-- BEGIN Data section --

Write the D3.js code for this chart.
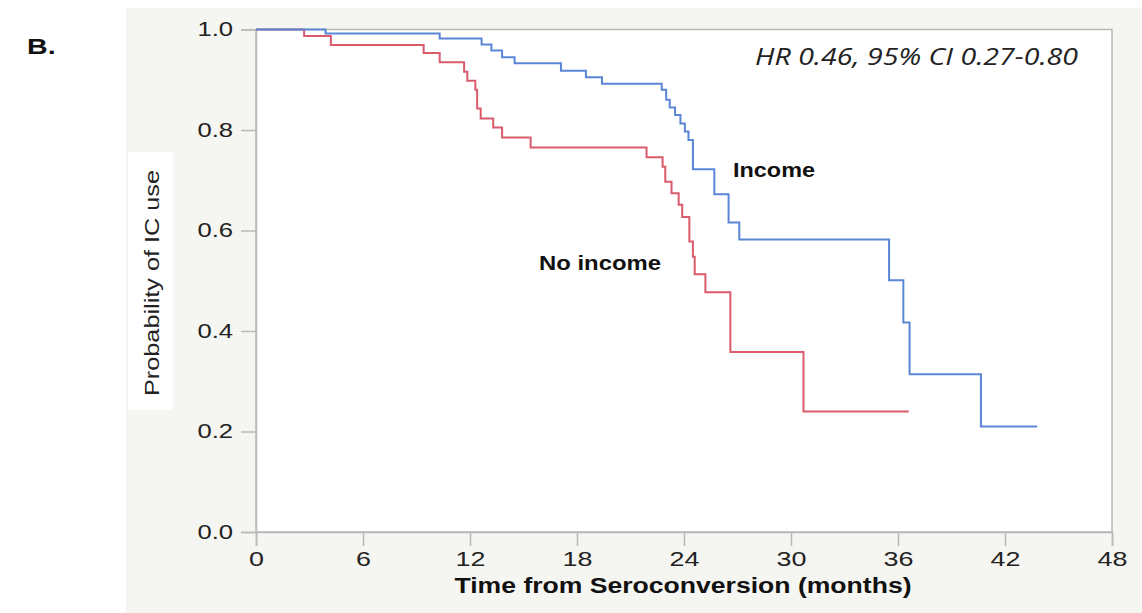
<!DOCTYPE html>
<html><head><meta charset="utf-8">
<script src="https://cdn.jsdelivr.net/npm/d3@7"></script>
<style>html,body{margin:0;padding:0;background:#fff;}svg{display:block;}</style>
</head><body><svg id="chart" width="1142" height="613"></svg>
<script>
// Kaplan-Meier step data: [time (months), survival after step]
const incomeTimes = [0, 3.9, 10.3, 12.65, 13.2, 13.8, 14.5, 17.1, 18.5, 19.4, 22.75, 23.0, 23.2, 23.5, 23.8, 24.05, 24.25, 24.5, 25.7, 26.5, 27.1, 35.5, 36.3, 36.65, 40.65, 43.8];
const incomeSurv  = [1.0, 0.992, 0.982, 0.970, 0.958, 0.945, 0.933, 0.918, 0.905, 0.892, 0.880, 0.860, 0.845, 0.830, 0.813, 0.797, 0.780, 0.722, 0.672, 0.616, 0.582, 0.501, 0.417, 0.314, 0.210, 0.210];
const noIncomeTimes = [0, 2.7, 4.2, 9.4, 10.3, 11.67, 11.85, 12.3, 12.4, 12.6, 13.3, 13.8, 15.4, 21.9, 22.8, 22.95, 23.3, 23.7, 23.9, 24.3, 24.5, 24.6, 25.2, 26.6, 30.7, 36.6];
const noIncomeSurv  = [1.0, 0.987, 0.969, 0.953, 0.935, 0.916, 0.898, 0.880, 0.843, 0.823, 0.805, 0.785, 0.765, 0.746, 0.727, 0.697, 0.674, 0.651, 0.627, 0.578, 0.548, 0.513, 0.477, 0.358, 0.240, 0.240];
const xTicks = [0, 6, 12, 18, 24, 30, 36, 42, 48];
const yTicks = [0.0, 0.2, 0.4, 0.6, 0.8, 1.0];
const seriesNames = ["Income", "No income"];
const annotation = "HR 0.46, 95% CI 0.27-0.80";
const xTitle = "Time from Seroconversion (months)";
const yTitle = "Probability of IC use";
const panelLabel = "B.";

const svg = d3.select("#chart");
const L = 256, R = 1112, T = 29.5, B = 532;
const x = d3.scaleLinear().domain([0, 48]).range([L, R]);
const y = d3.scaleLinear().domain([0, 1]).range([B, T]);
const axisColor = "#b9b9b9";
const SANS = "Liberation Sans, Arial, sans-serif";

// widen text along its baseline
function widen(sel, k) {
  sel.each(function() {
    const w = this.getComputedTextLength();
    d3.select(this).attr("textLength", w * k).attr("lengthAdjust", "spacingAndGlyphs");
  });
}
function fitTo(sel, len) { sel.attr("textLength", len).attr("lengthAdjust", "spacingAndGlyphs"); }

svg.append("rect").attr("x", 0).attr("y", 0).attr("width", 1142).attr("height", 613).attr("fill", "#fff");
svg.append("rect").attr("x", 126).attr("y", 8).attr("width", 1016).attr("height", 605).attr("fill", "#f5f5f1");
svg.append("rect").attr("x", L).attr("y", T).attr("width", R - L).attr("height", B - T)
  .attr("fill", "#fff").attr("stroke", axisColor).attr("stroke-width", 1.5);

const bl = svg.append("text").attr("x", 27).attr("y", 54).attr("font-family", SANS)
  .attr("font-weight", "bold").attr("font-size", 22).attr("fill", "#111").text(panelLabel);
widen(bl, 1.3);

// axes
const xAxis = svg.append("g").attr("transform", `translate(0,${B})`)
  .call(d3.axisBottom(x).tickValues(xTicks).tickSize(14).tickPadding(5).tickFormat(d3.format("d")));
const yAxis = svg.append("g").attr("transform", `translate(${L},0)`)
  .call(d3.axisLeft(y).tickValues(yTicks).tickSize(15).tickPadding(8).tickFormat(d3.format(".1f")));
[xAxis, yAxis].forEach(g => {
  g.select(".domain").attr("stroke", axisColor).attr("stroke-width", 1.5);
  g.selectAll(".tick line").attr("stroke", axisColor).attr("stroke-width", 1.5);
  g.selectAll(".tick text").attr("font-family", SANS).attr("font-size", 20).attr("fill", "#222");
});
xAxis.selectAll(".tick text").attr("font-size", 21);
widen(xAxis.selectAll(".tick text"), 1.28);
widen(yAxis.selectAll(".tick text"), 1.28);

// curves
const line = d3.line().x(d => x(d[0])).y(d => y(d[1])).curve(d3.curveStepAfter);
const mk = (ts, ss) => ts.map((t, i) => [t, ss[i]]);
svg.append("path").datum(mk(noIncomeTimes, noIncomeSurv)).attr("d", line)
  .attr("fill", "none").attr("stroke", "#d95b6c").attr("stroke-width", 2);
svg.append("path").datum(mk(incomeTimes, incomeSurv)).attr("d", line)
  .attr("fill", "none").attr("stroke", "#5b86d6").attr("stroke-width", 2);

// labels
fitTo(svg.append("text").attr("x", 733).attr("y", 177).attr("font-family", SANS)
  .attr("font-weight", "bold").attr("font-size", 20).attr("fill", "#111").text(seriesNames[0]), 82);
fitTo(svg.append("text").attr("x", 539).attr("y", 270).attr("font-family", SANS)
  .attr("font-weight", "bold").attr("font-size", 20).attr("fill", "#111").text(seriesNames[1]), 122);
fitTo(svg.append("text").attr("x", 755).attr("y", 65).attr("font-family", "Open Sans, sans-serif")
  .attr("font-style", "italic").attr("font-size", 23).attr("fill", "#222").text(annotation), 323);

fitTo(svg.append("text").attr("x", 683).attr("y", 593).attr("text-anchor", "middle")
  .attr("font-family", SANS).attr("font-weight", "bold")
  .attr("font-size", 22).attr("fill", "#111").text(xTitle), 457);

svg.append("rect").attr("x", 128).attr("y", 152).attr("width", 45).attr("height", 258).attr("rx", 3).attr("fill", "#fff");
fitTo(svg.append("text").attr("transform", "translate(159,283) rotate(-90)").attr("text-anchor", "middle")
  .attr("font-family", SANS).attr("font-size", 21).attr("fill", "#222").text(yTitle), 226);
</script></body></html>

-- END Data section --

Restate the listing above word for word, and skip the pictures.

● Solved exercise:
Write the D3.js code for this chart.
<!DOCTYPE html>
<html><head><meta charset="utf-8">
<script src="https://cdn.jsdelivr.net/npm/d3@7"></script>
<style>html,body{margin:0;padding:0;background:#fff;}svg{display:block;}</style>
</head><body><svg id="chart" width="1142" height="613"></svg>
<script>
// Kaplan-Meier step data: [time (months), survival after step]
const incomeTimes = [0, 3.9, 10.3, 12.65, 13.2, 13.8, 14.5, 17.1, 18.5, 19.4, 22.75, 23.0, 23.2, 23.5, 23.8, 24.05, 24.25, 24.5, 25.7, 26.5, 27.1, 35.5, 36.3, 36.65, 40.65, 43.8];
const incomeSurv  = [1.0, 0.992, 0.982, 0.970, 0.958, 0.945, 0.933, 0.918, 0.905, 0.892, 0.880, 0.860, 0.845, 0.830, 0.813, 0.797, 0.780, 0.722, 0.672, 0.616, 0.582, 0.501, 0.417, 0.314, 0.210, 0.210];
const noIncomeTimes = [0, 2.7, 4.2, 9.4, 10.3, 11.67, 11.85, 12.3, 12.4, 12.6, 13.3, 13.8, 15.4, 21.9, 22.8, 22.95, 23.3, 23.7, 23.9, 24.3, 24.5, 24.6, 25.2, 26.6, 30.7, 36.6];
const noIncomeSurv  = [1.0, 0.987, 0.969, 0.953, 0.935, 0.916, 0.898, 0.880, 0.843, 0.823, 0.805, 0.785, 0.765, 0.746, 0.727, 0.697, 0.674, 0.651, 0.627, 0.578, 0.548, 0.513, 0.477, 0.358, 0.240, 0.240];
const xTicks = [0, 6, 12, 18, 24, 30, 36, 42, 48];
const yTicks = [0.0, 0.2, 0.4, 0.6, 0.8, 1.0];
const seriesNames = ["Income", "No income"];
const annotation = "HR 0.46, 95% CI 0.27-0.80";
const xTitle = "Time from Seroconversion (months)";
const yTitle = "Probability of IC use";
const panelLabel = "B.";

const svg = d3.select("#chart");
const L = 256, R = 1112, T = 29.5, B = 532;
const x = d3.scaleLinear().domain([0, 48]).range([L, R]);
const y = d3.scaleLinear().domain([0, 1]).range([B, T]);
const axisColor = "#b9b9b9";
const SANS = "Liberation Sans, Arial, sans-serif";

// widen text along its baseline
function widen(sel, k) {
  sel.each(function() {
    const w = this.getComputedTextLength();
    d3.select(this).attr("textLength", w * k).attr("lengthAdjust", "spacingAndGlyphs");
  });
}
function fitTo(sel, len) { sel.attr("textLength", len).attr("lengthAdjust", "spacingAndGlyphs"); }

svg.append("rect").attr("x", 0).attr("y", 0).attr("width", 1142).attr("height", 613).attr("fill", "#fff");
svg.append("rect").attr("x", 126).attr("y", 8).attr("width", 1016).attr("height", 605).attr("fill", "#f5f5f1");
svg.append("rect").attr("x", L).attr("y", T).attr("width", R - L).attr("height", B - T)
  .attr("fill", "#fff").attr("stroke", axisColor).attr("stroke-width", 1.5);

const bl = svg.append("text").attr("x", 27).attr("y", 54).attr("font-family", SANS)
  .attr("font-weight", "bold").attr("font-size", 22).attr("fill", "#111").text(panelLabel);
widen(bl, 1.3);

// axes
const xAxis = svg.append("g").attr("transform", `translate(0,${B})`)
  .call(d3.axisBottom(x).tickValues(xTicks).tickSize(14).tickPadding(5).tickFormat(d3.format("d")));
const yAxis = svg.append("g").attr("transform", `translate(${L},0)`)
  .call(d3.axisLeft(y).tickValues(yTicks).tickSize(15).tickPadding(8).tickFormat(d3.format(".1f")));
[xAxis, yAxis].forEach(g => {
  g.select(".domain").attr("stroke", axisColor).attr("stroke-width", 1.5);
  g.selectAll(".tick line").attr("stroke", axisColor).attr("stroke-width", 1.5);
  g.selectAll(".tick text").attr("font-family", SANS).attr("font-size", 20).attr("fill", "#222");
});
xAxis.selectAll(".tick text").attr("font-size", 21);
widen(xAxis.selectAll(".tick text"), 1.28);
widen(yAxis.selectAll(".tick text"), 1.28);

// curves
const line = d3.line().x(d => x(d[0])).y(d => y(d[1])).curve(d3.curveStepAfter);
const mk = (ts, ss) => ts.map((t, i) => [t, ss[i]]);
svg.append("path").datum(mk(noIncomeTimes, noIncomeSurv)).attr("d", line)
  .attr("fill", "none").attr("stroke", "#d95b6c").attr("stroke-width", 2);
svg.append("path").datum(mk(incomeTimes, incomeSurv)).attr("d", line)
  .attr("fill", "none").attr("stroke", "#5b86d6").attr("stroke-width", 2);

// labels
fitTo(svg.append("text").attr("x", 733).attr("y", 177).attr("font-family", SANS)
  .attr("font-weight", "bold").attr("font-size", 20).attr("fill", "#111").text(seriesNames[0]), 82);
fitTo(svg.append("text").attr("x", 539).attr("y", 270).attr("font-family", SANS)
  .attr("font-weight", "bold").attr("font-size", 20).attr("fill", "#111").text(seriesNames[1]), 122);
fitTo(svg.append("text").attr("x", 755).attr("y", 65).attr("font-family", "Open Sans, sans-serif")
  .attr("font-style", "italic").attr("font-size", 23).attr("fill", "#222").text(annotation), 323);

fitTo(svg.append("text").attr("x", 683).attr("y", 593).attr("text-anchor", "middle")
  .attr("font-family", SANS).attr("font-weight", "bold")
  .attr("font-size", 22).attr("fill", "#111").text(xTitle), 457);

svg.append("rect").attr("x", 128).attr("y", 152).attr("width", 45).attr("height", 258).attr("rx", 3).attr("fill", "#fff");
fitTo(svg.append("text").attr("transform", "translate(159,283) rotate(-90)").attr("text-anchor", "middle")
  .attr("font-family", SANS).attr("font-size", 21).attr("fill", "#222").text(yTitle), 226);
</script></body></html>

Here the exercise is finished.